++++ THE DATA
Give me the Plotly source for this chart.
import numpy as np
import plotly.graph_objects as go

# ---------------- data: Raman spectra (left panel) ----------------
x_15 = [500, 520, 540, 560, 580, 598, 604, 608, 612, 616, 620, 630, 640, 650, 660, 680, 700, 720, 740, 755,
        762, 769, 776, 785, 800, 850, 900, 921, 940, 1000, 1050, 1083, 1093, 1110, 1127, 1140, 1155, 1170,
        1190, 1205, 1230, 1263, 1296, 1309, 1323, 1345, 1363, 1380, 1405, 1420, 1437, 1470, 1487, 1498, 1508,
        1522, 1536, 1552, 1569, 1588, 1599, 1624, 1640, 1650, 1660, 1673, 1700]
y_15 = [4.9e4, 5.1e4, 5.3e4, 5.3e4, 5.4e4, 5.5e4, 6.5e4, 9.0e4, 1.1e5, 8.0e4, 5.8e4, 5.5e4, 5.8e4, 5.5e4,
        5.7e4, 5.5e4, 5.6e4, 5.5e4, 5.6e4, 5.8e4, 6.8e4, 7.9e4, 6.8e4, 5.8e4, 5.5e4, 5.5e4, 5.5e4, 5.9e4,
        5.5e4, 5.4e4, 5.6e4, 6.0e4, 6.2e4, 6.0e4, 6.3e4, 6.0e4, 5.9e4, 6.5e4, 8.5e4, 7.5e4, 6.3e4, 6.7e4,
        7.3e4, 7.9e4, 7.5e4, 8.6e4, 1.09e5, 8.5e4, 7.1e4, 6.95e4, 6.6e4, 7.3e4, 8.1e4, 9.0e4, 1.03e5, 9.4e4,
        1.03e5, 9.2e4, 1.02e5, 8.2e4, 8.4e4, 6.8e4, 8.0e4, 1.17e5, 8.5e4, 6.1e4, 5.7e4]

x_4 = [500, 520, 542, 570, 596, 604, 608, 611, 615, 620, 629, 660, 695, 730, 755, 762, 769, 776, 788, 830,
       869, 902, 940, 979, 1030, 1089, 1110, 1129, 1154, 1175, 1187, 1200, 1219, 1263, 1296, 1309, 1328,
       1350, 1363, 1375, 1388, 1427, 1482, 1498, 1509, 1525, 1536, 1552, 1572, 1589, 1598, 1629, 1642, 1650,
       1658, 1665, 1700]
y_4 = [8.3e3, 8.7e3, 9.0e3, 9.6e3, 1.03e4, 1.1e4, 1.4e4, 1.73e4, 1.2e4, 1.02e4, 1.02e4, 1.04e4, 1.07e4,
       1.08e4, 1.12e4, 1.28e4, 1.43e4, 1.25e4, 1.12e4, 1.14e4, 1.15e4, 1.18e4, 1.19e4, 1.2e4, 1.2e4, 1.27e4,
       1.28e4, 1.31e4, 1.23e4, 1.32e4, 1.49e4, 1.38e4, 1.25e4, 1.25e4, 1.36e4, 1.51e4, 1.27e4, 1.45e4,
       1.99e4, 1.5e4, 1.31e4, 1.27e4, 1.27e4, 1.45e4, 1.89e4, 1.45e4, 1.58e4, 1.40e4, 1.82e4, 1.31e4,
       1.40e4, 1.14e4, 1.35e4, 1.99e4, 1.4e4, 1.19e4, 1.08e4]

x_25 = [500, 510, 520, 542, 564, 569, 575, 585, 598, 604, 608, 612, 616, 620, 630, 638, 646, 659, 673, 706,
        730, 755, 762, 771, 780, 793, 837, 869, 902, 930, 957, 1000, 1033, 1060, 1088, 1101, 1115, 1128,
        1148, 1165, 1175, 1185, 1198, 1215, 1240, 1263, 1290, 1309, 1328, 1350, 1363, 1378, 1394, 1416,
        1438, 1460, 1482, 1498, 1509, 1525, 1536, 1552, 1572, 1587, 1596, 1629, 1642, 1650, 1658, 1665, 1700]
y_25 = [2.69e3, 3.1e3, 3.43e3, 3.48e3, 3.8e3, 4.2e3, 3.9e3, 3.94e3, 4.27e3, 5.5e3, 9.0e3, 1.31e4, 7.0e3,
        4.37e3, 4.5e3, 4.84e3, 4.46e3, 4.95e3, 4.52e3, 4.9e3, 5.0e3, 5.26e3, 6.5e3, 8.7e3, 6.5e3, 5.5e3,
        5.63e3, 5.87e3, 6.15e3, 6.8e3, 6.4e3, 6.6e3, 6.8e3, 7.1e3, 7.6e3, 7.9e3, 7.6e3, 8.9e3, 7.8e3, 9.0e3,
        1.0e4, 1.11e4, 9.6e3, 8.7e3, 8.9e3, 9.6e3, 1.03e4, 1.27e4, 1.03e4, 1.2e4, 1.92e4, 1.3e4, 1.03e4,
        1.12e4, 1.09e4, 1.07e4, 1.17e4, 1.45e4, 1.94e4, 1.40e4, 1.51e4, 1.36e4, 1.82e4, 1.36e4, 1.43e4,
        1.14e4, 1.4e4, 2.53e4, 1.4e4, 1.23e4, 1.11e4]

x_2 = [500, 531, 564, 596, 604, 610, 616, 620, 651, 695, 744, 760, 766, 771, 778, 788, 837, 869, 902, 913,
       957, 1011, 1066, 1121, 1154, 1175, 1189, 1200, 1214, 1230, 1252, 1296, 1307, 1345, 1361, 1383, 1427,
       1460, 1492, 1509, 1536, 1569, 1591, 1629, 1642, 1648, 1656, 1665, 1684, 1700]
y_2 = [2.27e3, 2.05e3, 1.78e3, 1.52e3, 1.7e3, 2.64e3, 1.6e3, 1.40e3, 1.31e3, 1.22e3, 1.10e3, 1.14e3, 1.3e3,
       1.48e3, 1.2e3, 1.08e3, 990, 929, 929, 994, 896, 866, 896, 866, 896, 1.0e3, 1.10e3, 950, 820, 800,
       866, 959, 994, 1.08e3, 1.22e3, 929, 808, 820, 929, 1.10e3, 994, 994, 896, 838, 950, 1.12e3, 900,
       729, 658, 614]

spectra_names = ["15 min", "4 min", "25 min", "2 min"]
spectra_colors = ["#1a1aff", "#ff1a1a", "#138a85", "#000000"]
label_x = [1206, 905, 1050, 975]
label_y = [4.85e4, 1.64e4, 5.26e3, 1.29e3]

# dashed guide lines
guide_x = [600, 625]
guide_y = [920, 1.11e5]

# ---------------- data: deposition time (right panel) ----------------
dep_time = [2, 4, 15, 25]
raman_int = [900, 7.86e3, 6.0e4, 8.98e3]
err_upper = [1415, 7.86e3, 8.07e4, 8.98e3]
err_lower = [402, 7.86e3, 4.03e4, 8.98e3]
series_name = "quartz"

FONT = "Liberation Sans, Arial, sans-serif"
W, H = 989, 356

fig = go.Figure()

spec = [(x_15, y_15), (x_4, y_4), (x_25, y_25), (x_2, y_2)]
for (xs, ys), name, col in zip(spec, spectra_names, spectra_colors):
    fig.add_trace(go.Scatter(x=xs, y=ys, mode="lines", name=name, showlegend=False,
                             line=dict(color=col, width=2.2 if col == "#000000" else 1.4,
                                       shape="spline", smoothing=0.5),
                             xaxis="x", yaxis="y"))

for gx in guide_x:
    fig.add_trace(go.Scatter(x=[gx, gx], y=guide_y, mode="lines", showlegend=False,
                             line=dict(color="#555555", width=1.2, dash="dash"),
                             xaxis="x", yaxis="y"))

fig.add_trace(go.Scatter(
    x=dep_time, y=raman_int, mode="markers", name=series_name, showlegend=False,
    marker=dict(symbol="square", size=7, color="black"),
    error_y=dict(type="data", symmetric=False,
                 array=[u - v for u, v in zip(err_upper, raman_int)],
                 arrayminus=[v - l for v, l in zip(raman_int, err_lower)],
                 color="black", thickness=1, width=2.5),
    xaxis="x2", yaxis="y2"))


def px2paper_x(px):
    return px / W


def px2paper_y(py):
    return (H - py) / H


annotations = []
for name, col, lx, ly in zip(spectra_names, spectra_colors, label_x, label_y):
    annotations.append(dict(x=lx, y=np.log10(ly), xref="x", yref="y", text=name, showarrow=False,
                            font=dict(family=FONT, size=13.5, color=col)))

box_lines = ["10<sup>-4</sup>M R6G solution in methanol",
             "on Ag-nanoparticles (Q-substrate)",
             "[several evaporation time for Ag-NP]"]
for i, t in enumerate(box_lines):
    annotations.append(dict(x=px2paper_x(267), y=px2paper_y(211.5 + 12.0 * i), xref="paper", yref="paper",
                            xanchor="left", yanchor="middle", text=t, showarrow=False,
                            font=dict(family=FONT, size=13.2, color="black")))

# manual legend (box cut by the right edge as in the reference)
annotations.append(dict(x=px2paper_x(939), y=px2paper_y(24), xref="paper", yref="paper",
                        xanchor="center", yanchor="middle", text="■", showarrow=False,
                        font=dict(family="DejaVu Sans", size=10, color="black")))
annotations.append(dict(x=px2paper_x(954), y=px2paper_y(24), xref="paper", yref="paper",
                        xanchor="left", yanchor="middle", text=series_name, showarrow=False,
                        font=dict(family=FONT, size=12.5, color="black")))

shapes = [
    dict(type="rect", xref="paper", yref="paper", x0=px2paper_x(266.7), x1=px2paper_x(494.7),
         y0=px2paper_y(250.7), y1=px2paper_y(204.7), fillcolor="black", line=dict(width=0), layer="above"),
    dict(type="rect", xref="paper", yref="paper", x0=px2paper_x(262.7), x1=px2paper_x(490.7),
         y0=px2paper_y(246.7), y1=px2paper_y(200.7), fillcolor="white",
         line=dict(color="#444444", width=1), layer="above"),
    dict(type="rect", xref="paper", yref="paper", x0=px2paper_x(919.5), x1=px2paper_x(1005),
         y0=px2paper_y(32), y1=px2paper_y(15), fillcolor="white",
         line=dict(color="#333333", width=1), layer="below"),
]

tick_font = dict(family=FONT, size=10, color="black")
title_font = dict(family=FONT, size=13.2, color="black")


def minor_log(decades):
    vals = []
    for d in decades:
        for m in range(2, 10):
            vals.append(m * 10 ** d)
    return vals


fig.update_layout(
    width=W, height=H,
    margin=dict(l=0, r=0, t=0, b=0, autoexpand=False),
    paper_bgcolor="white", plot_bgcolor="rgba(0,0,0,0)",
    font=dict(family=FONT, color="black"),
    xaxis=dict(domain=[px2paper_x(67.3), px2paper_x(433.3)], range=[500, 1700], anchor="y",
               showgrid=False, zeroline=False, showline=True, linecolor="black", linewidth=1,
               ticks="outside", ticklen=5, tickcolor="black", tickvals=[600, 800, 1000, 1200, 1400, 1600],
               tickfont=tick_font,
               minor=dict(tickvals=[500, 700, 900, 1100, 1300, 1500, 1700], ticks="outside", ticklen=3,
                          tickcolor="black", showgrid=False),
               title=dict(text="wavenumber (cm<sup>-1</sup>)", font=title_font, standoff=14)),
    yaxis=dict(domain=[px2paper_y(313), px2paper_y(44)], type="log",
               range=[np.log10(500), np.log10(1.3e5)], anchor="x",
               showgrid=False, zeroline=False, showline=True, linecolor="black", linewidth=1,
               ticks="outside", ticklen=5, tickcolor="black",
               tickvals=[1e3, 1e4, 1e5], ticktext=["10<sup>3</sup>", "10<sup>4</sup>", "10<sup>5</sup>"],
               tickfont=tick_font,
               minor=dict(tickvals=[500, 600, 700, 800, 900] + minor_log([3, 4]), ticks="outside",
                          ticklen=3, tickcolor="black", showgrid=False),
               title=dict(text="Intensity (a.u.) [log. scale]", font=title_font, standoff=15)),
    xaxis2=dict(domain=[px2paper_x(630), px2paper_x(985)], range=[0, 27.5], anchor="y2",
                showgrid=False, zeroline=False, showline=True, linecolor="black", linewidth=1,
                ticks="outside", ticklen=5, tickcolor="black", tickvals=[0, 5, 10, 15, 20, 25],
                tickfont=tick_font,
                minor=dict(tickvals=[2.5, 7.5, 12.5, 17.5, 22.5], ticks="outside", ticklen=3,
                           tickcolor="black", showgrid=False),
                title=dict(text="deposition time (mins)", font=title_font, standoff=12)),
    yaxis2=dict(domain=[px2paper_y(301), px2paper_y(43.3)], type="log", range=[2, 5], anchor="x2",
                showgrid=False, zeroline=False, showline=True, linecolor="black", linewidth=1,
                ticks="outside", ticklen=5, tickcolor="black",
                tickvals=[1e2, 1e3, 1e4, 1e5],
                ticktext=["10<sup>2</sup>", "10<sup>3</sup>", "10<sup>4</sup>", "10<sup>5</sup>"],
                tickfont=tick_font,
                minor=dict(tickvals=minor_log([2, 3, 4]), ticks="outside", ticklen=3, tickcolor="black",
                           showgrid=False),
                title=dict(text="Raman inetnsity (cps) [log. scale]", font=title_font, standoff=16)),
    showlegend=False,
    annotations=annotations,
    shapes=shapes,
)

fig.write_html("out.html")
++++++++
++++ THE DATA
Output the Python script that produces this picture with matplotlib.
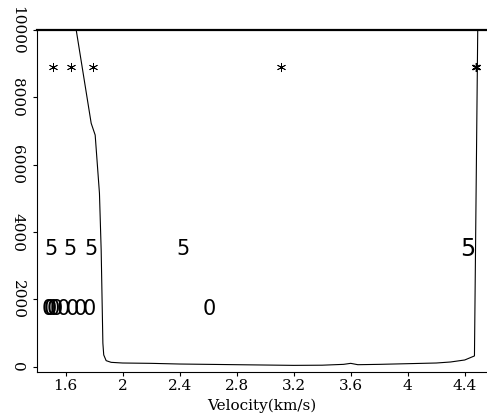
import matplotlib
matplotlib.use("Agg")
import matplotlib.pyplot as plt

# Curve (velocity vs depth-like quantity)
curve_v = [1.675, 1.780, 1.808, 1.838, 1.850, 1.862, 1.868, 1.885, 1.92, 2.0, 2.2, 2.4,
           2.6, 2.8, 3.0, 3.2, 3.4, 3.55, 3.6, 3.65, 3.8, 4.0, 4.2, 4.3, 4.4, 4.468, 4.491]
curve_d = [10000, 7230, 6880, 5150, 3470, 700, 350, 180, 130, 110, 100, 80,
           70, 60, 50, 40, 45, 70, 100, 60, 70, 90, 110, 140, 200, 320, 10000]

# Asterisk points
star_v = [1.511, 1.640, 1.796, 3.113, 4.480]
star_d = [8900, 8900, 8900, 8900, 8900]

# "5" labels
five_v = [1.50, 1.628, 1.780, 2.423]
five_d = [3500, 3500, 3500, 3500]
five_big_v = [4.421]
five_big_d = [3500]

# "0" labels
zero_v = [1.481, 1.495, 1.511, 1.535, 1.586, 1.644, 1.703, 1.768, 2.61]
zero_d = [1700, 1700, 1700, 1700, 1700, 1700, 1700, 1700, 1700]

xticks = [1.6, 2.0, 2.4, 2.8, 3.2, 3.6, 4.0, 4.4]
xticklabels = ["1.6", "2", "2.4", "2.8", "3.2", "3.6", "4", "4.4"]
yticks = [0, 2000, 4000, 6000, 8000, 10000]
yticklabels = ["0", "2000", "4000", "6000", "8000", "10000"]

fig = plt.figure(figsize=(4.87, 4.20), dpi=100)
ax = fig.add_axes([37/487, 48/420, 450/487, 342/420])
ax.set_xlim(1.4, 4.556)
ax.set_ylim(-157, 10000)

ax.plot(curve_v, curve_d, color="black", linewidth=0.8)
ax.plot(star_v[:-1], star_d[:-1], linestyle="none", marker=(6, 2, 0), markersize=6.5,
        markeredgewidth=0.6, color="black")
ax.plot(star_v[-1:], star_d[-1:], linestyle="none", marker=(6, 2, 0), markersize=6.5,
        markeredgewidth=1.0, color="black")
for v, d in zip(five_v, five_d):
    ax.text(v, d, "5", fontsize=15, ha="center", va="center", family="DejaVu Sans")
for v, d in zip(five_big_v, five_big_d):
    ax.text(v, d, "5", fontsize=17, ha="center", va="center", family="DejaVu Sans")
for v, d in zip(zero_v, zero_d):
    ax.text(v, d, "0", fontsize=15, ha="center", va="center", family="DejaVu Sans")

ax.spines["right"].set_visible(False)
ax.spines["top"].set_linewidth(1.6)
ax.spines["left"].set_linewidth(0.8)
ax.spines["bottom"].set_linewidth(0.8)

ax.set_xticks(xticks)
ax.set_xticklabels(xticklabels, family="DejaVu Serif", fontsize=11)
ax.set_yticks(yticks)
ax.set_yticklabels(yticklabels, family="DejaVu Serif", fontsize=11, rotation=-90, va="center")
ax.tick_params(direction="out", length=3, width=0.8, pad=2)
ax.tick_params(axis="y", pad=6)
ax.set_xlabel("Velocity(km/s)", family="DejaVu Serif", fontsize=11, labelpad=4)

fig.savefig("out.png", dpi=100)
++++++++
++++ THE DATA
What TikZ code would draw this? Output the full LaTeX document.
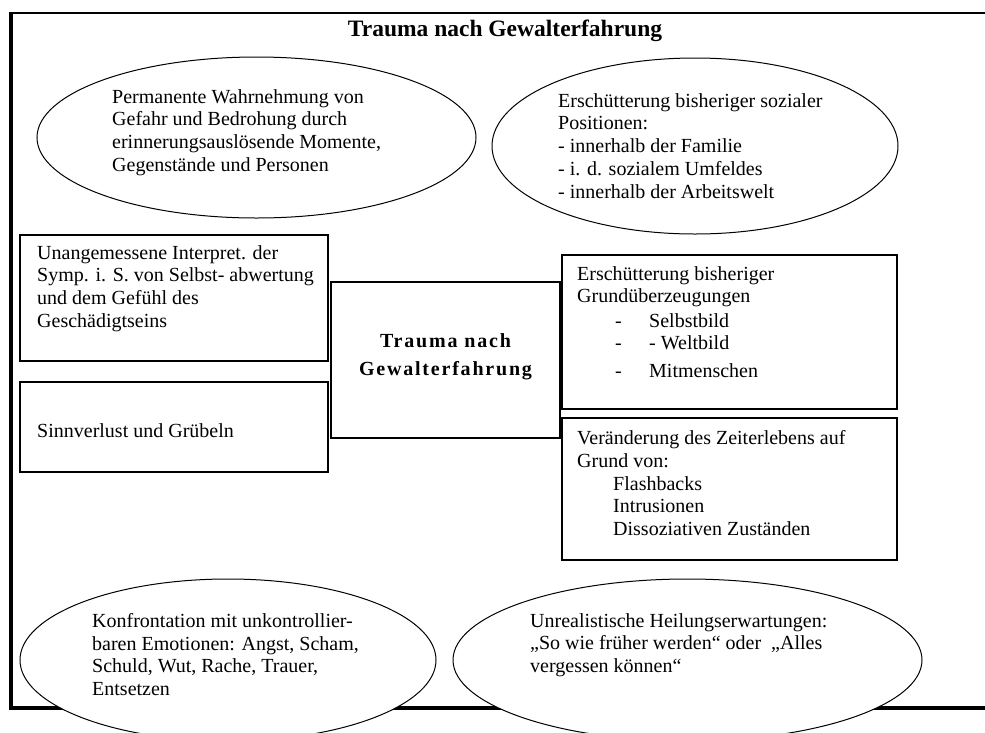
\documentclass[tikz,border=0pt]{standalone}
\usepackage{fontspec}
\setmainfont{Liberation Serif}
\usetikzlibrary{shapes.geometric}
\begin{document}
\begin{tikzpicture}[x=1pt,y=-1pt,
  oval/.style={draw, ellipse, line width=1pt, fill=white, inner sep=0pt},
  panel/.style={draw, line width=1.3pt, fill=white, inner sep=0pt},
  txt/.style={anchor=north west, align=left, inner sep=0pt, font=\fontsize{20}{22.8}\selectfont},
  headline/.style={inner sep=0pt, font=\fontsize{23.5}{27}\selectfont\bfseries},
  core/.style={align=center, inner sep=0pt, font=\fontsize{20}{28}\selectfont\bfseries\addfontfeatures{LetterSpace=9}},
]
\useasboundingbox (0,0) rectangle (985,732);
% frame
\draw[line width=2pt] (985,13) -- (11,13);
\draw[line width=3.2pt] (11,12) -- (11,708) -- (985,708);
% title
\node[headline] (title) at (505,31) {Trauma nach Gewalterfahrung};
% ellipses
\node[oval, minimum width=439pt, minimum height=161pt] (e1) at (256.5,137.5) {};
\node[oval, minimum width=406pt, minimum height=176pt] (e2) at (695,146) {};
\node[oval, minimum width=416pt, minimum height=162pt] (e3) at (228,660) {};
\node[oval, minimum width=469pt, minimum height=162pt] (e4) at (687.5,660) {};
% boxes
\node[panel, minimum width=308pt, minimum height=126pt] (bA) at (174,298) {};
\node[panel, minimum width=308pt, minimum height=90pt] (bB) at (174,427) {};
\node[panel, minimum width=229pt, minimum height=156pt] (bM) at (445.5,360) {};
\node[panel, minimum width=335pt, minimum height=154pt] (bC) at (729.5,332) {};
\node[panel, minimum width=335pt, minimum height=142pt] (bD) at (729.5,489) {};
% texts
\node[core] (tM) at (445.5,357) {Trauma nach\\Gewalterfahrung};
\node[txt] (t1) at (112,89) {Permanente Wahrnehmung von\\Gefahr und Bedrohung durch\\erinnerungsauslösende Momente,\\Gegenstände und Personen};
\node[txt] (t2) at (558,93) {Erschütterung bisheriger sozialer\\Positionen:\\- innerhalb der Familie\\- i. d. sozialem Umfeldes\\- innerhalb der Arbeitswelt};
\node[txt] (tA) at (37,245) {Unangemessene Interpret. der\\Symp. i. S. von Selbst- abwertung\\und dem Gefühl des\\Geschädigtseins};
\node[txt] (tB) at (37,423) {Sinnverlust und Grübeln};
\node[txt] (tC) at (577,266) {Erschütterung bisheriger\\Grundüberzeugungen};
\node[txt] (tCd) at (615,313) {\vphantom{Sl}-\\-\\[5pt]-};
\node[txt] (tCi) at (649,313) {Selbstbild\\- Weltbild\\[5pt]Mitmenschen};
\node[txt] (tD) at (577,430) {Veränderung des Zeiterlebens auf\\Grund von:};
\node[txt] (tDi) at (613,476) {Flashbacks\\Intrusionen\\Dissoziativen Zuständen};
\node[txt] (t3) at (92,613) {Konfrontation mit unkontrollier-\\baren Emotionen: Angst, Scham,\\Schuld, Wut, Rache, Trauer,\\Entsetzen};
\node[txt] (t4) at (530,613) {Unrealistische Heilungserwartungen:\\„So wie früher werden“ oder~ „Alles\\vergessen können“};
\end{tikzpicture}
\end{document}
++++++++
Return nothing but the lines running from the line with "Give me the Plotly source for this chart." through the line with "import plotly.graph_objects as go", exactly as they appear.

▶ **COMPLETE ANSWER**:
Give me the Plotly source for this chart.
import numpy as np
import plotly.graph_objects as go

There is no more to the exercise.